La dualité

Comme la plupart des psychopédagogues de l'Education nouvelle, Decroly suppose une dualité quand il parle des "vraies" et "fausses" manifestations de la nature enfantine. Un choix posé a priori ne peut pas dire à l'éducateur quelles sont les vraies tendances de cette nature et donc celles qui sont "bonnes" à encourager. Là encore, c'est la science qui a le dernier mot.

A Heidelberg, Marcault parvient à élaborer à partir des théories psychologiques, une définition de la conscience qui se caractérise par « la dualité des deux moi », « le moi subjectif » et le « moi objectif »437. ‘« Si donc l'Education est, comme il n'est pas douteux, l'aide apportée par la Science à la croissance, elle s'exercera sur l'objectivation du subjectif, elle visera la libération systématique de la conscience créatrice »’ 438. Ceci explique que : ‘« Chaque époque a eu sa pédagogie correspondant à sa psychologie. Celle de l'Ere nouvelle sera l'éducation individuelle des types psychiques, conformément à l'évolution d'une conscience spirituelle créatrice »’ 439. Par cette déclaration, Marcault exprime de manière implicite pourquoi les partisans de l'Education nouvelle, à l'instar de Decroly, sont hostiles à l'idée de valeurs humaines posées a priori. Ce n'est pas une décision humaine qui peut établir ce qui est bon en soi mais bien le progrès en lui-même, « l'absolu du moment »440, cette croissance indéfinie dont l'évolution de la science est le reflet.

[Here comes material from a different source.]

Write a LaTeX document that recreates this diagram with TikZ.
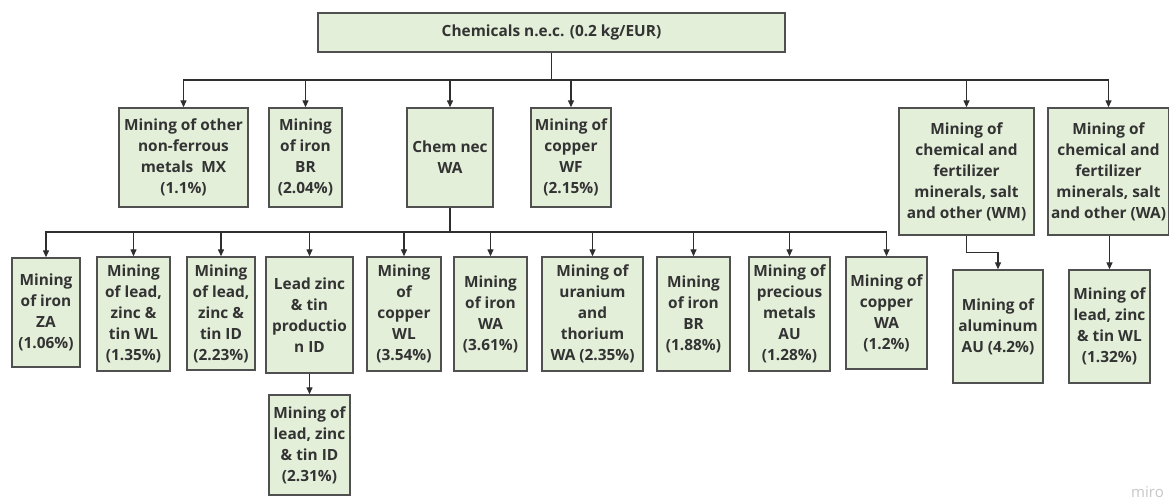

A Heidelberg où il est beaucoup question de typologies pour caractériser l'enfant, Ferrière n'hésite pas à déclarer sa classification meilleure puisqu'elle ‘« concerne la vie de relation : rapports entre le moi et le non-moi »’, les autres classifications ‘« sont moins révélatrices de la nature d'une individualité sous ses différents aspects »’ 441. Car la difficulté réside dans l'appréhension de la nature enfantine dans sa totalité. Il se maintient en filigrane des typologies élaborées par Ferrière ce souci constant de vouloir suivre la nature, de lui obéir, de s'y conformer. Pourquoi ? A cela Ferrière énonce plusieurs raisons. En premier, nous sommes partie intégrante de la nature et nous avons une nature propre, un type. En second, la nature a la propriété de suivre un développement, une croissance ordonnée, un progrès indéfini, qui ne peut pas être mauvais mais que seul l'homme, quand il ne parvient pas à s'unifier en lui-même et dans son monde, selon "sa" nature et dans "la" nature, peut gêner et contrecarrer.

Notes
437.

« Psychologie de la conscience créatrice », art. cit., p. 14.

438.

Id., p. 15.

439.

Id., p. 17.

440.

Ibid.

441.

« Les types psychologiques dans l'enfance et dans l'espèce », P.E.N., n°17, octobre 1925, p. 17.